Blaxcell Street PS pupil's poem about the Stolen Generation wins NSW Schools’ Reconciliation Challenge primary writing category

Poetry in motion:  Aarya Phansalkar was presented with her NSW Schools’ Reconciliation Challenge award by Aboriginal Affairs minister Leslie Williams last week.

Poetry in motion: Aarya Phansalkar was presented with her NSW Schools’ Reconciliation Challenge award by Aboriginal Affairs minister Leslie Williams last week.

Learning about the Stolen Generation had a profound effect on Aarya Phansalkar.

The Granville youngster put herself in their shoes when she wrote a poem about Aboriginal and Torres Strait Islander children being removed from their families.

The Stolen was a standout winner in the NSW Schools’ Reconciliation Challenge primary writing category. 

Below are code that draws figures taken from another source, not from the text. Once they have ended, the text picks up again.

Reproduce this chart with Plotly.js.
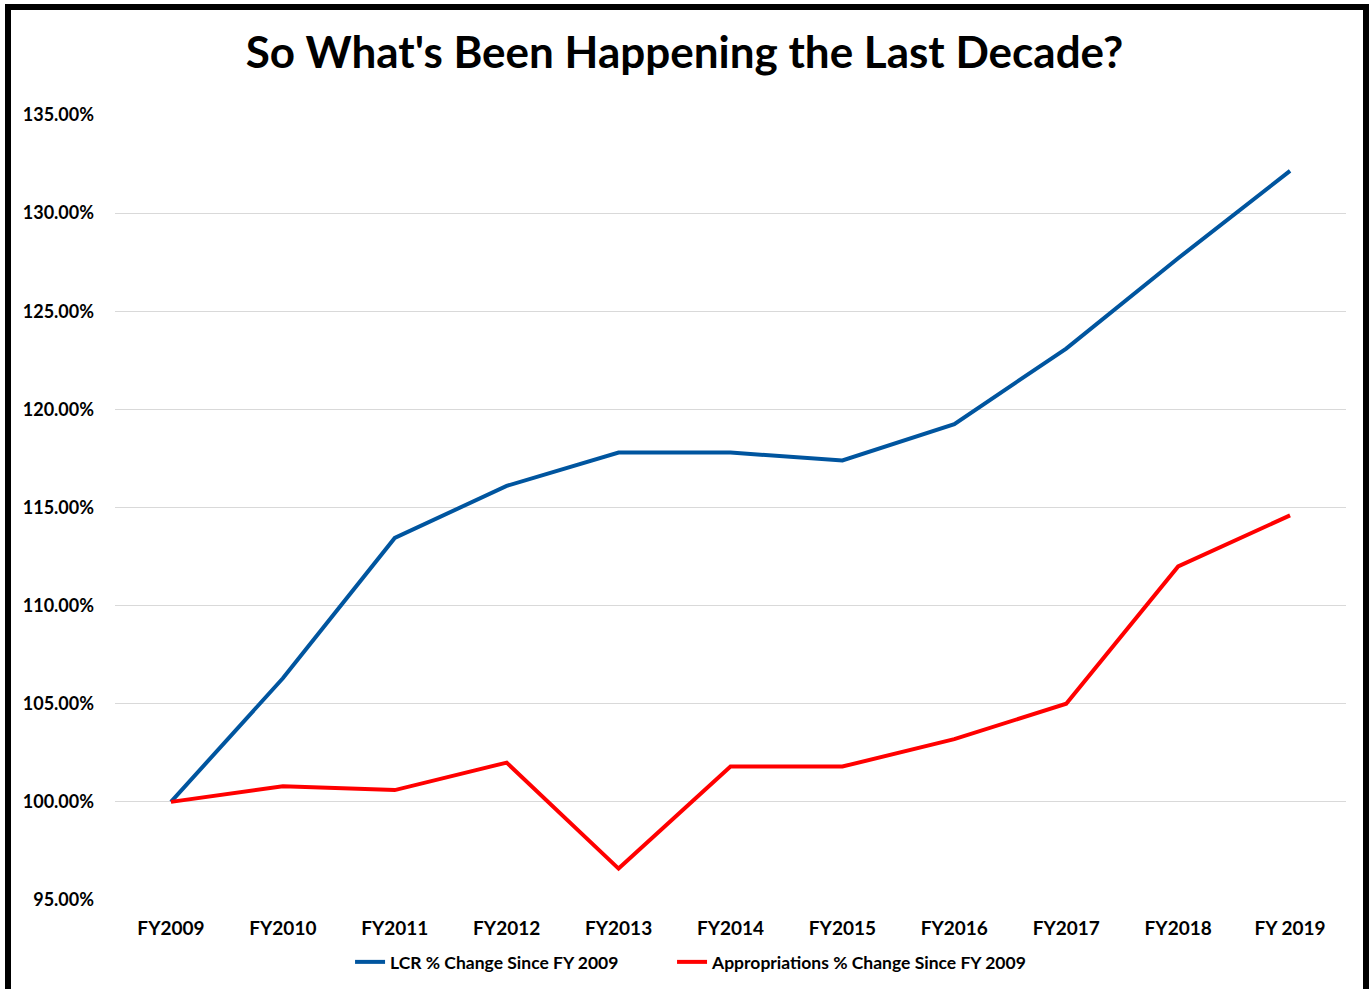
<!DOCTYPE html>
<html>
<head>
<meta charset="utf-8">
<script src="https://cdn.plot.ly/plotly-3.0.1.min.js"></script>
<style>
html,body{margin:0;padding:0;background:#fff;}
#chart{position:absolute;left:0;top:0;width:1369px;height:989px;}
#frame{position:absolute;left:5px;top:4px;width:1364px;height:1000px;border:6px solid #000;box-sizing:border-box;pointer-events:none;}
</style>
</head>
<body>
<div id="chart"></div>
<div id="frame"></div>
<script>
const categories = ["FY2009","FY2010","FY2011","FY2012","FY2013","FY2014","FY2015","FY2016","FY2017","FY2018","FY 2019"];
const lcrChange = [100.0, 106.3, 113.45, 116.1, 117.8, 117.8, 117.4, 119.25, 123.1, 127.7, 132.15];
const appropriationsChange = [100.0, 100.8, 100.6, 102.0, 96.6, 101.8, 101.8, 103.2, 105.0, 112.0, 114.6];
const yTicks = [95,100,105,110,115,120,125,130,135];
const yTickLabels = yTicks.map(v => v.toFixed(2) + "%");

const font = "Lato, 'Open Sans', sans-serif";
const legendFont = {family: font, size: 17.5, color: "#000", weight: "bold"};

const traces = [
  {x: categories, y: lcrChange, type: "scatter", mode: "lines", name: "LCR % Change Since FY 2009",
   line: {color: "#00559F", width: 4}, legend: "legend"},
  {x: categories, y: appropriationsChange, type: "scatter", mode: "lines", name: "Appropriations % Change Since FY 2009",
   line: {color: "#FF0000", width: 4}, legend: "legend2"}
];

const layout = {
  width: 1369, height: 989,
  margin: {l: 115, r: 23, t: 115, b: 89},
  paper_bgcolor: "#fff", plot_bgcolor: "#fff",
  title: {text: "<b>So What's Been Happening the Last Decade?</b>", font: {family: font, size: 44, color: "#000"},
          x: 0.5, xanchor: "center", y: 0.947, yanchor: "middle", xref: "container", yref: "container"},
  xaxis: {type: "category", range: [-0.5, 10.5], showgrid: false, zeroline: false, showline: false, automargin: false,
          ticks: "outside", ticklen: 11, tickcolor: "rgba(0,0,0,0)",
          tickfont: {family: font, size: 19, color: "#000", weight: "bold"}},
  yaxis: {range: [95, 135], tickvals: yTicks, ticktext: yTickLabels, showgrid: true, gridcolor: "#d9d9d9", gridwidth: 1,
          zeroline: false, showline: false, ticks: "", ticklabelstandoff: 20, automargin: false,
          tickfont: {family: font, size: 18, color: "#000", weight: "bold"}},
  showlegend: true,
  legend: {orientation: "h", xref: "container", yref: "container", x: 0.2557, xanchor: "left", y: 0.0273, yanchor: "middle",
           font: legendFont, bgcolor: "rgba(0,0,0,0)"},
  legend2: {orientation: "h", xref: "container", yref: "container", x: 0.4909, xanchor: "left", y: 0.0273, yanchor: "middle",
           font: legendFont, bgcolor: "rgba(0,0,0,0)"}
};

Plotly.newPlot("chart", traces, layout, {displayModeBar: false, staticPlot: true});
</script>
</body>
</html>
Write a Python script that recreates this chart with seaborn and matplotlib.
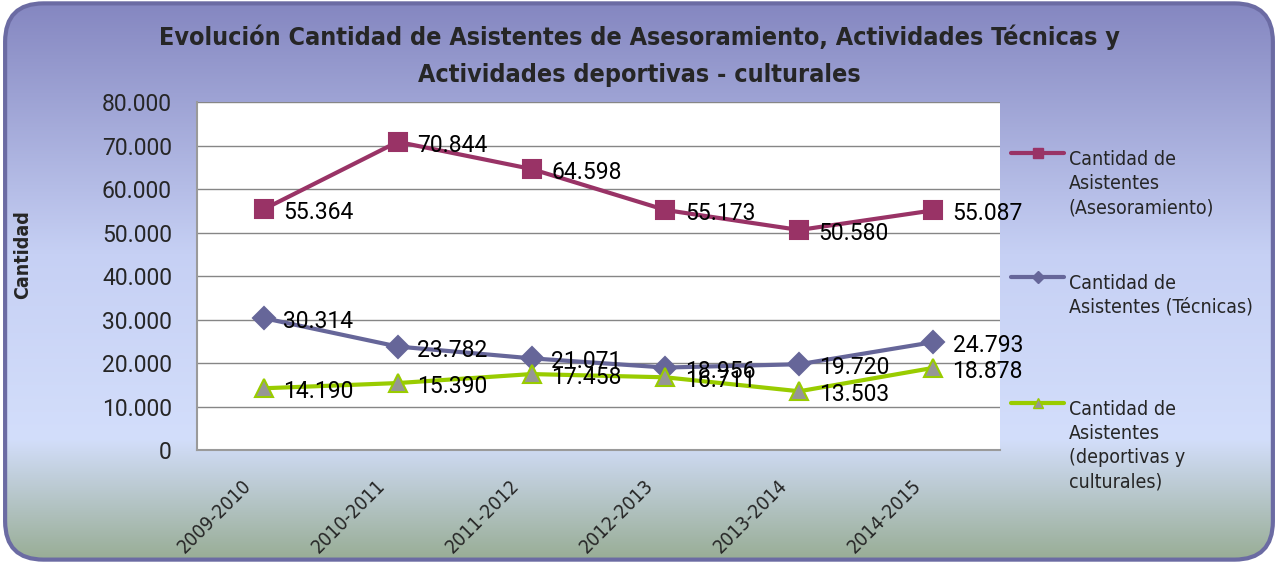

Entrants had the option to create an artwork or story inspired by Aboriginal and Torres Strait Islander cultures, peoples and history for the NSW Reconciliation Council competition. This year’s competition attracted more than 700 entries from 74 schools across NSW. 

“I attempted to imagine myself in the shoes of an Aboriginal person watching her people being stolen and taken to British camps to learn their foreign culture. I tried to think about how it would feel if I were taken away from my family,” Aarya said.

She and her Blaxcell Street Public School year six classmates entered the competition as part of an assignment.

“I was blown away by the depth of understanding and empathy she had for someone for age,” cultural studies teacher Belinda Alca said.

“We were over the moon and very proud of Aarya’s win. The competition gave us an opportunity to open up a discussion with the children. Each member of the class went away with a greater understanding of Australian history, which is very important as Australia moves toward reconciliation. It starts with young people as they are the future.”